Intacto has a pretty standard tone and atmosphere for a thriller, but stands out a little thanks to its premise: lucky people. Yup. Lucky people competing in dangerous games to see who's luckier. Being a thriller there's obviously the usual court-mandated unnecessary plot twists and lack of coherent explanation as well but that's the gist.
|
For some reason this involves smearing yourself with treacle and putting bugs on your head. |
In retrospect, the whole thing is a mess. The premise is introduced nice and early, sure, but it feels like the goal posts are being constantly moved depending on what the film makers wanted to happen in that particular scene. The basic idea is that there are people in the world with supernaturally good luck, and they compete with each other to see who is the luckiest; simple. So it starts with everyone on a kind of scale of luckiness with the luckiest coming out on top, but then they bring in the concept of betting with the luck of normal people (and temporarily absorbing the luck of others by touching them) and the water starts to muddy. By the end you just have to go with it, the rules are forgotten and stuff just seems to be happening because reasons.
|
Yes, it's lucky to survive, but it wasn't very lucky to be in a plane crash in the first place. Jeez. |
That said, despite the poorly presented ideas it is still a fun movie. Some of the less convoluted challenges are that good mixture of silly and tense that keeps you nicely on the edge; the best being a moment when the characters are blindfolded and made to run through a dense forest towards a man's voice. Gah. I've leaned against a tree too hard and hurt myself, I don't want to think what it'd be like sprinting into one.
|
I'm not sure what it says about the whole film when the best scene is of people running at trees with their face. |
Where it has it,
Intacto does tension very well; helped along by some skilful cinematography that gives the movie a weird, pseudo-dreamy atmosphere. There's a lot of Lynch and Kubrick influences in here, and very obviously so. Although that's not a bad thing; it works and it adds to the overall tone of the movie, making for some lovely shots that compliment the tense/weird scenes.
|
Case in point. |
There's little to say about the acting and even less about the music; they exist, but don't occupy any more space than is necessary. Plus the characterisation and exposition is sloppy at best, character's back-stories being introduced with as much delicacy as flying a plane using only your balls. It may have the style and suspense, but on a whole
Intacto felt like it lacked that extra bit of substance necessary to make a memorable movie.
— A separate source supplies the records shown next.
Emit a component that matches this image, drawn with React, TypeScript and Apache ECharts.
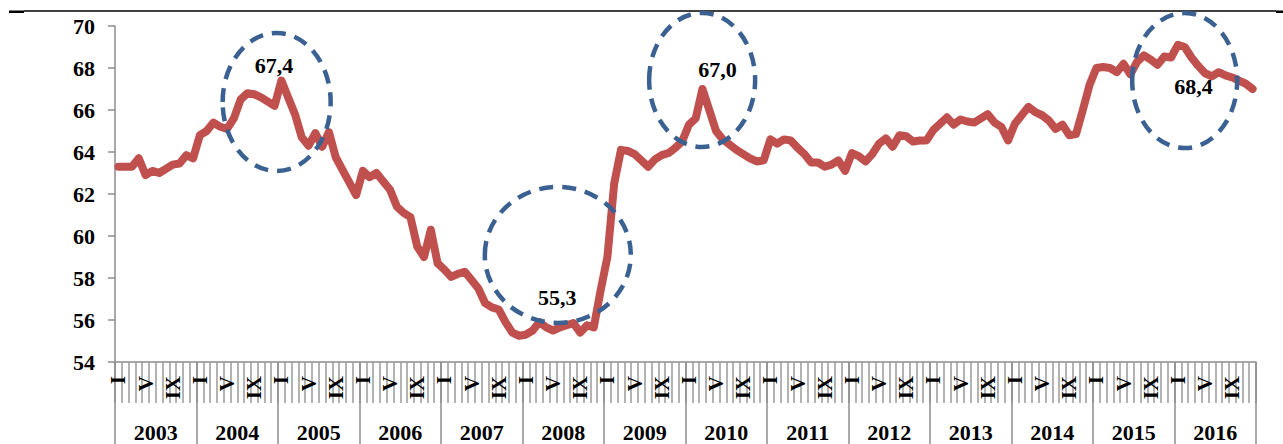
import React, { useEffect, useRef } from "react";
import * as echarts from "echarts";

const years = ["2003", "2004", "2005", "2006", "2007", "2008", "2009", "2010", "2011", "2012", "2013", "2014", "2015", "2016"];
const monthNames = ["I", "II", "III", "IV", "V", "VI", "VII", "VIII", "IX", "X", "XI", "XII"];

const v2003 = [63.3, 63.3, 63.3, 63.7, 62.9, 63.1, 63.0, 63.2, 63.4, 63.45, 63.85, 63.7];
const v2004 = [64.8, 65.0, 65.4, 65.2, 65.1, 65.6, 66.5, 66.8, 66.75, 66.6, 66.4, 66.2];
const v2005 = [67.4, 66.6, 65.8, 64.7, 64.3, 64.9, 64.25, 64.95, 63.75, 63.15, 62.55, 61.95];
const v2006 = [63.1, 62.8, 63.0, 62.6, 62.2, 61.4, 61.1, 60.9, 59.5, 59.0, 60.3, 58.7];
const v2007 = [58.4, 58.05, 58.2, 58.3, 57.9, 57.5, 56.8, 56.6, 56.5, 55.9, 55.4, 55.25];
const v2008 = [55.3, 55.5, 55.9, 55.65, 55.5, 55.65, 55.75, 55.85, 55.4, 55.75, 55.65, 57.4];
const v2009 = [59.0, 62.5, 64.1, 64.05, 63.9, 63.6, 63.3, 63.65, 63.85, 63.95, 64.2, 64.5];
const v2010 = [65.3, 65.6, 67.0, 66.0, 65.0, 64.6, 64.35, 64.1, 63.9, 63.7, 63.55, 63.6];
const v2011 = [64.6, 64.4, 64.6, 64.55, 64.2, 63.9, 63.5, 63.5, 63.3, 63.4, 63.6, 63.1];
const v2012 = [63.95, 63.8, 63.55, 63.9, 64.4, 64.65, 64.25, 64.8, 64.75, 64.5, 64.55, 64.55];
const v2013 = [65.05, 65.35, 65.65, 65.3, 65.55, 65.45, 65.4, 65.6, 65.8, 65.4, 65.2, 64.55];
const v2014 = [65.35, 65.75, 66.15, 65.9, 65.75, 65.5, 65.1, 65.3, 64.8, 64.85, 66.0, 67.2];
const v2015 = [68.0, 68.05, 68.0, 67.8, 68.2, 67.7, 68.3, 68.6, 68.4, 68.15, 68.55, 68.5];
const v2016 = [69.1, 69.0, 68.5, 68.1, 67.75, 67.6, 67.8, 67.65, 67.55, 67.4, 67.25, 67.0];

const values = [
  ...v2003, ...v2004, ...v2005, ...v2006, ...v2007, ...v2008, ...v2009,
  ...v2010, ...v2011, ...v2012, ...v2013, ...v2014, ...v2015, ...v2016,
];

const monthKeys = years.flatMap((y) => monthNames.map((m) => `${y}-${m}`));

const yMin = 54;
const yMax = 70;
const yStep = 2;

// annotations in data coordinates: [month index, value]
const peakTexts = ["67,4", "55,3", "67,0", "68,4"];
const peakTextAt: [number, number][] = [[22.9, 68.1], [64.6, 57.07], [88.2, 67.93], [158.3, 67.14]];
const circleAt: [number, number][] = [[23.3, 66.38], [64.7, 59.1], [85.95, 67.43], [157.0, 67.4]];

const FONT = '"Liberation Serif", "Times New Roman", serif';
const GRAY = "#8c8c8c";
const circleRadii = [[54, 69], [73, 68], [53, 67], [52.5, 67.5]];

export default function App() {
  const ref = useRef<HTMLDivElement>(null);

  useEffect(() => {
    document.body.style.margin = "0";
    const chart = echarts.init(ref.current!, null, { renderer: "svg" });
    chart.setOption({
      animation: false,
      grid: { left: 115, right: 27, top: 26, bottom: 82, containLabel: false, outerBoundsMode: "none" },
      xAxis: [
        {
          type: "category",
          data: monthKeys,
          boundaryGap: true,
          axisLine: { show: true, lineStyle: { color: GRAY, width: 1.5 } },
          axisTick: { show: true, interval: 0, length: 41, lineStyle: { color: "#9a9a9a", width: 1.5 } },
          axisLabel: {
            interval: (i: number) => i % 4 === 0,
            rotate: 90,
            margin: 14,
            formatter: (v: string) => v.split("-")[1],
            color: "#000",
            fontFamily: FONT,
            fontWeight: "bold",
            fontSize: 21,
            hideOverlap: false,
          },
          splitLine: { show: false },
        },
        {
          type: "category",
          data: years,
          position: "bottom",
          boundaryGap: true,
          axisLine: { show: false },
          axisTick: { show: true, interval: 0, length: 82, lineStyle: { color: GRAY, width: 1.5 } },
          axisLabel: {
            interval: 0,
            margin: 59,
            color: "#000",
            fontFamily: FONT,
            fontWeight: "bold",
            fontSize: 22,
          },
          splitLine: { show: false },
        },
      ],
      yAxis: {
        type: "value",
        min: yMin,
        max: yMax,
        interval: yStep,
        axisLine: { show: true, lineStyle: { color: GRAY, width: 1.5 } },
        axisTick: { show: true, length: 7, lineStyle: { color: GRAY, width: 1.5 } },
        splitLine: { show: false },
        axisLabel: {
          margin: 20,
          color: "#000",
          fontFamily: FONT,
          fontWeight: "bold",
          fontSize: 22,
        },
      },
      series: [
        {
          type: "line",
          data: values,
          xAxisIndex: 0,
          yAxisIndex: 0,
          symbol: "none",
          smooth: false,
          lineStyle: { color: "#C0504D", width: 8, join: "round", cap: "round" },
          itemStyle: { color: "#C0504D" },
          z: 2,
        },
      ],
    });

    const p0 = chart.convertToPixel({ xAxisIndex: 0 }, monthKeys[0]) as number;
    const p1 = chart.convertToPixel({ xAxisIndex: 0 }, monthKeys[1]) as number;
    const step = p1 - p0;
    const toPx = (i: number, v: number): [number, number] => [
      p0 + step * i,
      chart.convertToPixel({ yAxisIndex: 0 }, v) as number,
    ];

    const graphics: any[] = [
      { type: "line", shape: { x1: 24, y1: 11, x2: 1276, y2: 11 }, style: { stroke: "#000", lineWidth: 1.4 } },
      { type: "rect", shape: { x: 9, y: 10.5, width: 15, height: 2.5 }, style: { fill: "#000" } },
      { type: "rect", shape: { x: 1276, y: 10.5, width: 7, height: 2.5 }, style: { fill: "#000" } },
    ];
    circleAt.forEach(([i, v], k) => {
      const [cx, cy] = toPx(i, v);
      graphics.push({
        type: "ellipse",
        z: 100,
        shape: { cx, cy, rx: circleRadii[k][0], ry: circleRadii[k][1] },
        style: { fill: "none", stroke: "#3A6192", lineWidth: 4.5, lineDash: [14, 9] },
      });
    });
    peakTextAt.forEach(([i, v], k) => {
      const [x, y] = toPx(i, v);
      graphics.push({
        type: "text",
        z: 101,
        x,
        y,
        style: {
          text: peakTexts[k],
          fill: "#000",
          fontFamily: FONT,
          fontWeight: "bold",
          fontSize: 22,
          align: "center",
          verticalAlign: "middle",
        },
      });
    });
    chart.setOption({ graphic: graphics });

    return () => chart.dispose();
  }, []);

  return <div ref={ref} style={{ width: 1283, height: 444 }} />;
}
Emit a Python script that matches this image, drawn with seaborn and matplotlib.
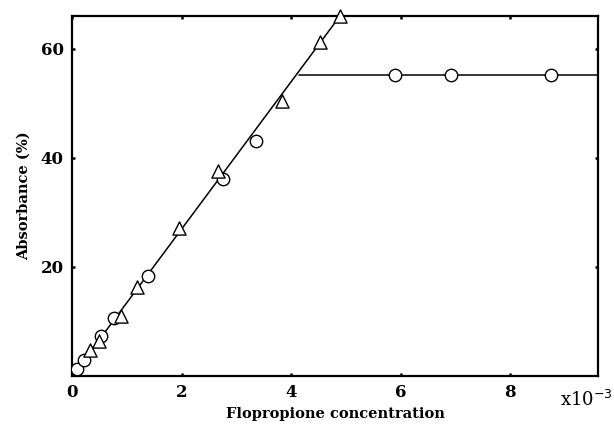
import matplotlib
matplotlib.use("Agg")
import matplotlib.pyplot as plt
import seaborn as sns
import pandas as pd

# Data (x in units of 1e-3)
circle_x = [0.09, 0.22, 0.52, 0.77, 1.38, 2.75, 3.35, 5.89, 6.91, 8.74]
circle_y = [1.2, 3.0, 7.4, 10.6, 18.4, 36.2, 43.1, 55.1, 55.1, 55.2]
tri_x = [0.33, 0.49, 0.90, 1.18, 1.96, 2.66, 3.83, 4.53, 4.89]
tri_y = [4.8, 6.5, 11.0, 16.3, 27.1, 37.5, 50.4, 61.2, 66.0]
rise_x = [0.05, 4.95]
rise_y = [0.6, 66.8]
plateau_x = [4.14, 9.6]
plateau_y = [55.2, 55.2]
xticks = [0, 2, 4, 6, 8]
yticks = [20, 40, 60]

sns.set_style("ticks")
plt.rcParams['font.family'] = ['DejaVu Serif']
plt.rcParams['text.color'] = 'black'
plt.rcParams['axes.labelcolor'] = 'black'
plt.rcParams['xtick.color'] = 'black'
plt.rcParams['ytick.color'] = 'black'

fig = plt.figure(figsize=(6.14, 4.32), dpi=100)
ax = fig.add_axes([0.1173, 0.1296, 0.974 - 0.1173, 0.963 - 0.1296])

sns.lineplot(x=rise_x, y=rise_y, ax=ax, color="black", lw=1.1, zorder=2)
sns.lineplot(x=plateau_x, y=plateau_y, ax=ax, color="black", lw=1.1, zorder=2)
sns.scatterplot(x=circle_x, y=circle_y, ax=ax, marker="o", s=80,
                facecolor="white", edgecolor="black", linewidth=1.0, zorder=3)
sns.scatterplot(x=tri_x, y=tri_y, ax=ax, marker="^", s=90,
                facecolor="white", edgecolor="black", linewidth=1.0, zorder=3, clip_on=False)

ax.set_xlim(0, 9.6)
ax.set_ylim(0, 66)
ax.set_xticks(xticks)
ax.set_yticks(yticks)
ax.set_xticklabels([str(t) for t in xticks], fontsize=12, fontweight="bold")
ax.set_yticklabels([str(t) for t in yticks], fontsize=12, fontweight="bold")
ax.tick_params(direction="in", length=2.5, width=1.8, top=True, right=True, pad=6)
for sp in ax.spines.values():
    sp.set_linewidth(1.6)
    sp.set_color("black")

ax.set_xlabel("Flopropione concentration", fontsize=10.5, fontweight="semibold", labelpad=4)
ax.set_ylabel("Absorbance (%)", fontsize=10.5, fontweight="semibold", labelpad=7)
fig.text(0.955, 0.075, r"x10$^{-3}$", fontsize=13, ha="center", va="center")

fig.savefig("out.png", dpi=100)
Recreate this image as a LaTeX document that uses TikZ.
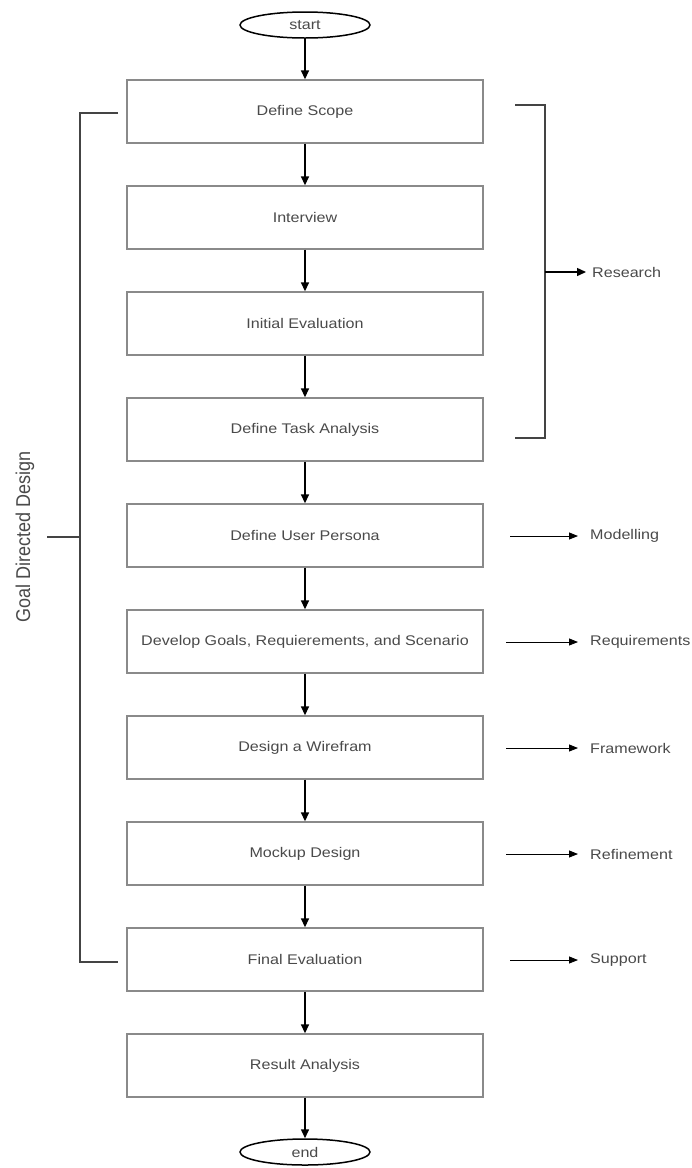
\documentclass[tikz,border=0pt]{standalone}
\usepackage{fontspec}
\setmainfont[FakeStretch=1.15]{Liberation Sans}
\newfontfamily\narrowfont[FakeStretch=0.9]{Liberation Sans}
\usetikzlibrary{arrows.meta,shapes.geometric}
\definecolor{txtc}{HTML}{4A4A4A}
\definecolor{boxc}{HTML}{8A8A8A}
\definecolor{brkc}{HTML}{444444}
\begin{document}
\begin{tikzpicture}[x=1pt,y=-1pt,
  stepbox/.style={draw=boxc,line width=1.4pt,minimum width=356pt,minimum height=63pt,inner sep=0pt,
    text=txtc,font=\fontsize{14}{16}\selectfont},
  term/.style={ellipse,draw=black,line width=1.5pt,minimum width=130pt,minimum height=26pt,inner sep=0pt,
    text=txtc,font=\fontsize{14}{16}\selectfont},
  lbl/.style={anchor=west,inner sep=0pt,text=txtc,font=\fontsize{14}{16}\selectfont},
  arr/.style={draw=black,line width=1.5pt,-{Triangle[length=9pt,width=8pt]}},
  sarr/.style={draw=black,line width=0.9pt,-{Triangle[length=9pt,width=7pt]}},
  brk/.style={draw=brkc,line width=2.6pt}]
\useasboundingbox (0,0) rectangle (692,1168);
\fill[white] (0,0) rectangle (692,1168);

\node[term] (start) at (305,25) {start};
\node[stepbox] (b1) at (305,111.5) {Define Scope};
\node[stepbox] (b2) at (305,217.5) {Interview};
\node[stepbox] (b3) at (305,323.5) {Initial Evaluation};
\node[stepbox] (b4) at (305,429.5) {Define Task Analysis};
\node[stepbox] (b5) at (305,535.5) {Define User Persona};
\node[stepbox] (b6) at (305,641.5) {Develop Goals, Requierements, and Scenario};
\node[stepbox] (b7) at (305,747.5) {Design a Wirefram};
\node[stepbox] (b8) at (305,853.5) {Mockup Design};
\node[stepbox] (b9) at (305,959.5) {Final Evaluation};
\node[stepbox] (b10) at (305,1065.5) {Result Analysis};
\node[term] (end) at (305,1152) {end};

\draw[arr] (start) -- (b1);
\draw[arr] (b1) -- (b2);
\draw[arr] (b2) -- (b3);
\draw[arr] (b3) -- (b4);
\draw[arr] (b4) -- (b5);
\draw[arr] (b5) -- (b6);
\draw[arr] (b6) -- (b7);
\draw[arr] (b7) -- (b8);
\draw[arr] (b8) -- (b9);
\draw[arr] (b9) -- (b10);
\draw[arr] (b10) -- (end);

% Research bracket
\coordinate (rt) at (515,105);
\coordinate (rb) at (515,438);
\coordinate (rm) at (545,272);
\draw[brk] (rt) -- (545,105) -- (545,438) -- (rb);
\node[lbl] (research) at (592,272) {Research};
\draw[arr,line width=1.4pt] (rm) -- ([xshift=-6pt]research.west);

% Goal Directed Design bracket
\coordinate (gt) at (118,113);
\coordinate (gb) at (118,962);
\coordinate (gm) at (80,537);
\draw[brk] (gt) -- (80,113) -- (80,962) -- (gb);
\node[rotate=90,inner sep=0pt,text=txtc,font=\narrowfont\fontsize{20}{22}\selectfont] (gdd) at (25,537) {Goal Directed Design};
\draw[brk] (47,537) -- (gm);

% side arrows
\node[lbl] (mod) at (590,536) {Modelling};
\node[lbl] (req) at (590,642) {Requirements};
\node[lbl] (fw) at (590,748) {Framework};
\node[lbl] (ref) at (590,854) {Refinement};
\node[lbl] (sup) at (590,960) {Support};
\coordinate (s5) at (510,536);
\coordinate (s6) at (506,642);
\coordinate (s7) at (506,748);
\coordinate (s8) at (506,854);
\coordinate (s9) at (510,960);
\draw[sarr] (s5) -- ([xshift=-12pt]mod.west);
\draw[sarr] (s6) -- ([xshift=-12pt]req.west);
\draw[sarr] (s7) -- ([xshift=-12pt]fw.west);
\draw[sarr] (s8) -- ([xshift=-12pt]ref.west);
\draw[sarr] (s9) -- ([xshift=-12pt]sup.west);
\end{tikzpicture}
\end{document}
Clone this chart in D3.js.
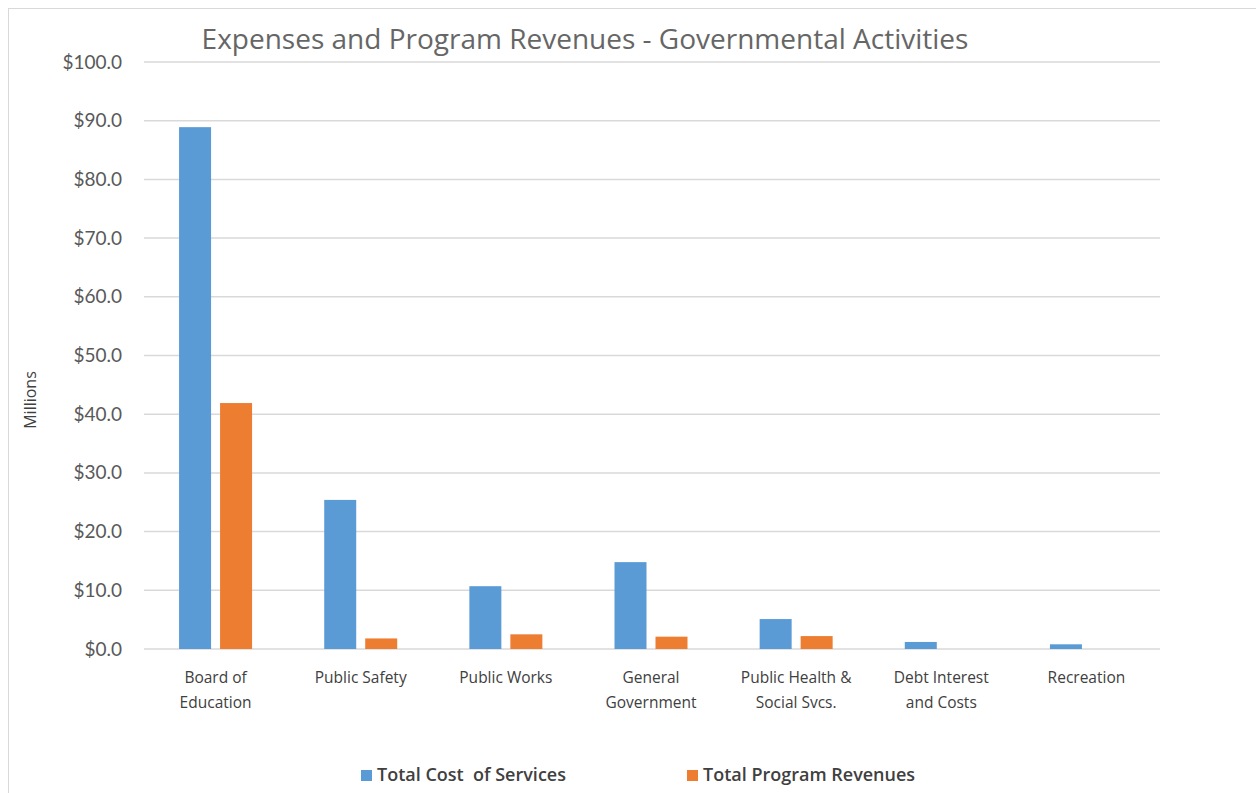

It's fun and interesting but don't go looking for Nolan-esque moral exploration or third act twists (excluding
Interstellar in all its glacial-paced, predictable glory), you'll end up disappointed.
|
And yes, of course there's a game of Russian roulette. |
Here's a fun drinking game to play while you watch this movie: take a drink every time someone refers to luck, being lucky, or the luckiness of someone else. You'll get smashed faster than a Faberge egg being held by a Parkinsons sufferer.
Moustache Rating
The "V" -
It appears to be trying to make some sort of statement, but gets too caught up in its own style to say anything at all. At least it's fun though.